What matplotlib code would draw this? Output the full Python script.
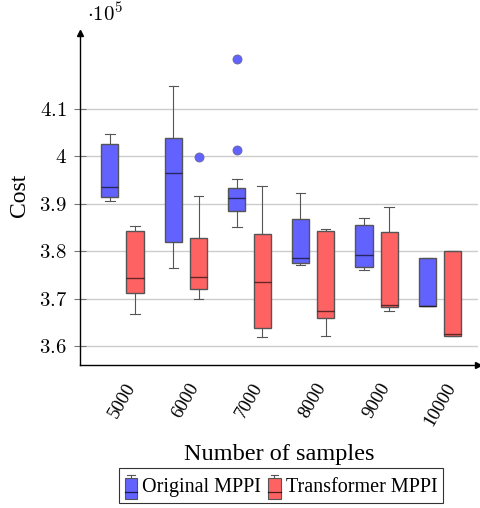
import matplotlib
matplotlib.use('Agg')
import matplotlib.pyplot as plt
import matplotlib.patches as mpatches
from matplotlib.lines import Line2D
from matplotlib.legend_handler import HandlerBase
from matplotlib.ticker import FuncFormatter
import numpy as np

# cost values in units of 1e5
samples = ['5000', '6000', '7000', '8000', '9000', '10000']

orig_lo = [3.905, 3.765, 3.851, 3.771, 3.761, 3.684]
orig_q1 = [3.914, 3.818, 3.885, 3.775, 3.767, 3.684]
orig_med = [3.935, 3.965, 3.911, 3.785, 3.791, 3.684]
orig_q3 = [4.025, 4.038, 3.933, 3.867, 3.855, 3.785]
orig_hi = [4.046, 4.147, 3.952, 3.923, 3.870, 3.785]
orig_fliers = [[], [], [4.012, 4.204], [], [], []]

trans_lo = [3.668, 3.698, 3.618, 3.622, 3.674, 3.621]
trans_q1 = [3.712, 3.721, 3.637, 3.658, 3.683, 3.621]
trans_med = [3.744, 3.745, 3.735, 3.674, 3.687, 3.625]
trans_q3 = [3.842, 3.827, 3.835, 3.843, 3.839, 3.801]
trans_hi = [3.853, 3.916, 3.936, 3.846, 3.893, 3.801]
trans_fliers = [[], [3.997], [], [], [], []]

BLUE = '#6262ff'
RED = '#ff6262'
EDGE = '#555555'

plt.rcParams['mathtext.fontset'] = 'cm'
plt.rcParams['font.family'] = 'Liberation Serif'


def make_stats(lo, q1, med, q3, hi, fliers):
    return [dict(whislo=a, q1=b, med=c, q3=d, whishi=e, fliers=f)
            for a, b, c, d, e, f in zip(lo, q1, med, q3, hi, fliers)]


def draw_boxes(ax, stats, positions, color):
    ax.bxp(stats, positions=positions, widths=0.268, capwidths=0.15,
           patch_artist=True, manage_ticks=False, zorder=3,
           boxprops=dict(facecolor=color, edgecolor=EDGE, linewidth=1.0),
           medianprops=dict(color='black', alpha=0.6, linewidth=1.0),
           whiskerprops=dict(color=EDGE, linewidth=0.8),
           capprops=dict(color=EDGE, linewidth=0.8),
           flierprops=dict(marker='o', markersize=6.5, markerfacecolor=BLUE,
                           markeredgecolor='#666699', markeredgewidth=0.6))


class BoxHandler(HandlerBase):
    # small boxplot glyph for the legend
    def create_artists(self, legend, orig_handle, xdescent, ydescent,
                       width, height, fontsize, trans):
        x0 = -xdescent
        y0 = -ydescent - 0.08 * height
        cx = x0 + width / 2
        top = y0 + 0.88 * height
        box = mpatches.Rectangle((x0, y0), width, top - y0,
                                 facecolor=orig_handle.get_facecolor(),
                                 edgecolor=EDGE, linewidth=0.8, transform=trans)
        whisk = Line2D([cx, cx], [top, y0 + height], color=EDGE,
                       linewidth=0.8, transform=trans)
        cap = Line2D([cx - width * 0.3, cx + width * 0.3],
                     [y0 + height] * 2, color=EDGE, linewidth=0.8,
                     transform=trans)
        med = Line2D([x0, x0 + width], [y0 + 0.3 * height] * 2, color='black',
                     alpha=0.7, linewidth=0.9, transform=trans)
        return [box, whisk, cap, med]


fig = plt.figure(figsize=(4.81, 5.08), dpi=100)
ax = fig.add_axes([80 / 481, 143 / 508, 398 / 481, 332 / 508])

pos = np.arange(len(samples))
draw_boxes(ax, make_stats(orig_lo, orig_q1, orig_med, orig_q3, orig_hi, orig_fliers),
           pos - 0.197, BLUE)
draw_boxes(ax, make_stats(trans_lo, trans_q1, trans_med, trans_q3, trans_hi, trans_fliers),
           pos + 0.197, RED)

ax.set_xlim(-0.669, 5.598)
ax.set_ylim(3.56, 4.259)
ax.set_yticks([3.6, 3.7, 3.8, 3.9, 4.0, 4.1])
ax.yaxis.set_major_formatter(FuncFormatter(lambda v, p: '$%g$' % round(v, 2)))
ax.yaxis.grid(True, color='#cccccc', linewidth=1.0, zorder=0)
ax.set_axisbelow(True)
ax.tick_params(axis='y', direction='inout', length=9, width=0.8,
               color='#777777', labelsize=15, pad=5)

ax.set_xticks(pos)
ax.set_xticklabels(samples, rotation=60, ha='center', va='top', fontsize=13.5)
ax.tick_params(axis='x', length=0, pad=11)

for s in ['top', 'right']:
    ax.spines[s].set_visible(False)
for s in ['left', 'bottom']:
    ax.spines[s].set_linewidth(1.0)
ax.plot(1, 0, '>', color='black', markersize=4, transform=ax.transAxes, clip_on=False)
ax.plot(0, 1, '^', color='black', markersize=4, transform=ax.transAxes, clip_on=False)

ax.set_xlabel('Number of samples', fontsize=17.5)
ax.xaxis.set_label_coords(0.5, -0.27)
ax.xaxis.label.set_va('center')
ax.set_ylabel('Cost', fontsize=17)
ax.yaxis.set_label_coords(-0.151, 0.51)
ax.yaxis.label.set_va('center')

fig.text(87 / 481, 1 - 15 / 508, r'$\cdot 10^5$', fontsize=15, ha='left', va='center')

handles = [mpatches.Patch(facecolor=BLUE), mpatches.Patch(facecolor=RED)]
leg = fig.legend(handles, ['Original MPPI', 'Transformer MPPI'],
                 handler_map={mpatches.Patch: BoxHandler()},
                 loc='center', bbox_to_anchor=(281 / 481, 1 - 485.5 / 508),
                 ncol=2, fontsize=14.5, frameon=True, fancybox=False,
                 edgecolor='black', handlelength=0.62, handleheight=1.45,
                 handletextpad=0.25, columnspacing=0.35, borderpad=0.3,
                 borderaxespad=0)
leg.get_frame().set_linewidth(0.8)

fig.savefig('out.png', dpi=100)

◆ ◆ ◆

*WORK REQUIRED*. Print each line of the material above exactly, with the pictures removed from your copy.

*ANSWER TO THE EXERCISE*.
What matplotlib code would draw this? Output the full Python script.
import matplotlib
matplotlib.use('Agg')
import matplotlib.pyplot as plt
import matplotlib.patches as mpatches
from matplotlib.lines import Line2D
from matplotlib.legend_handler import HandlerBase
from matplotlib.ticker import FuncFormatter
import numpy as np

# cost values in units of 1e5
samples = ['5000', '6000', '7000', '8000', '9000', '10000']

orig_lo = [3.905, 3.765, 3.851, 3.771, 3.761, 3.684]
orig_q1 = [3.914, 3.818, 3.885, 3.775, 3.767, 3.684]
orig_med = [3.935, 3.965, 3.911, 3.785, 3.791, 3.684]
orig_q3 = [4.025, 4.038, 3.933, 3.867, 3.855, 3.785]
orig_hi = [4.046, 4.147, 3.952, 3.923, 3.870, 3.785]
orig_fliers = [[], [], [4.012, 4.204], [], [], []]

trans_lo = [3.668, 3.698, 3.618, 3.622, 3.674, 3.621]
trans_q1 = [3.712, 3.721, 3.637, 3.658, 3.683, 3.621]
trans_med = [3.744, 3.745, 3.735, 3.674, 3.687, 3.625]
trans_q3 = [3.842, 3.827, 3.835, 3.843, 3.839, 3.801]
trans_hi = [3.853, 3.916, 3.936, 3.846, 3.893, 3.801]
trans_fliers = [[], [3.997], [], [], [], []]

BLUE = '#6262ff'
RED = '#ff6262'
EDGE = '#555555'

plt.rcParams['mathtext.fontset'] = 'cm'
plt.rcParams['font.family'] = 'Liberation Serif'


def make_stats(lo, q1, med, q3, hi, fliers):
    return [dict(whislo=a, q1=b, med=c, q3=d, whishi=e, fliers=f)
            for a, b, c, d, e, f in zip(lo, q1, med, q3, hi, fliers)]


def draw_boxes(ax, stats, positions, color):
    ax.bxp(stats, positions=positions, widths=0.268, capwidths=0.15,
           patch_artist=True, manage_ticks=False, zorder=3,
           boxprops=dict(facecolor=color, edgecolor=EDGE, linewidth=1.0),
           medianprops=dict(color='black', alpha=0.6, linewidth=1.0),
           whiskerprops=dict(color=EDGE, linewidth=0.8),
           capprops=dict(color=EDGE, linewidth=0.8),
           flierprops=dict(marker='o', markersize=6.5, markerfacecolor=BLUE,
                           markeredgecolor='#666699', markeredgewidth=0.6))


class BoxHandler(HandlerBase):
    # small boxplot glyph for the legend
    def create_artists(self, legend, orig_handle, xdescent, ydescent,
                       width, height, fontsize, trans):
        x0 = -xdescent
        y0 = -ydescent - 0.08 * height
        cx = x0 + width / 2
        top = y0 + 0.88 * height
        box = mpatches.Rectangle((x0, y0), width, top - y0,
                                 facecolor=orig_handle.get_facecolor(),
                                 edgecolor=EDGE, linewidth=0.8, transform=trans)
        whisk = Line2D([cx, cx], [top, y0 + height], color=EDGE,
                       linewidth=0.8, transform=trans)
        cap = Line2D([cx - width * 0.3, cx + width * 0.3],
                     [y0 + height] * 2, color=EDGE, linewidth=0.8,
                     transform=trans)
        med = Line2D([x0, x0 + width], [y0 + 0.3 * height] * 2, color='black',
                     alpha=0.7, linewidth=0.9, transform=trans)
        return [box, whisk, cap, med]


fig = plt.figure(figsize=(4.81, 5.08), dpi=100)
ax = fig.add_axes([80 / 481, 143 / 508, 398 / 481, 332 / 508])

pos = np.arange(len(samples))
draw_boxes(ax, make_stats(orig_lo, orig_q1, orig_med, orig_q3, orig_hi, orig_fliers),
           pos - 0.197, BLUE)
draw_boxes(ax, make_stats(trans_lo, trans_q1, trans_med, trans_q3, trans_hi, trans_fliers),
           pos + 0.197, RED)

ax.set_xlim(-0.669, 5.598)
ax.set_ylim(3.56, 4.259)
ax.set_yticks([3.6, 3.7, 3.8, 3.9, 4.0, 4.1])
ax.yaxis.set_major_formatter(FuncFormatter(lambda v, p: '$%g$' % round(v, 2)))
ax.yaxis.grid(True, color='#cccccc', linewidth=1.0, zorder=0)
ax.set_axisbelow(True)
ax.tick_params(axis='y', direction='inout', length=9, width=0.8,
               color='#777777', labelsize=15, pad=5)

ax.set_xticks(pos)
ax.set_xticklabels(samples, rotation=60, ha='center', va='top', fontsize=13.5)
ax.tick_params(axis='x', length=0, pad=11)

for s in ['top', 'right']:
    ax.spines[s].set_visible(False)
for s in ['left', 'bottom']:
    ax.spines[s].set_linewidth(1.0)
ax.plot(1, 0, '>', color='black', markersize=4, transform=ax.transAxes, clip_on=False)
ax.plot(0, 1, '^', color='black', markersize=4, transform=ax.transAxes, clip_on=False)

ax.set_xlabel('Number of samples', fontsize=17.5)
ax.xaxis.set_label_coords(0.5, -0.27)
ax.xaxis.label.set_va('center')
ax.set_ylabel('Cost', fontsize=17)
ax.yaxis.set_label_coords(-0.151, 0.51)
ax.yaxis.label.set_va('center')

fig.text(87 / 481, 1 - 15 / 508, r'$\cdot 10^5$', fontsize=15, ha='left', va='center')

handles = [mpatches.Patch(facecolor=BLUE), mpatches.Patch(facecolor=RED)]
leg = fig.legend(handles, ['Original MPPI', 'Transformer MPPI'],
                 handler_map={mpatches.Patch: BoxHandler()},
                 loc='center', bbox_to_anchor=(281 / 481, 1 - 485.5 / 508),
                 ncol=2, fontsize=14.5, frameon=True, fancybox=False,
                 edgecolor='black', handlelength=0.62, handleheight=1.45,
                 handletextpad=0.25, columnspacing=0.35, borderpad=0.3,
                 borderaxespad=0)
leg.get_frame().set_linewidth(0.8)

fig.savefig('out.png', dpi=100)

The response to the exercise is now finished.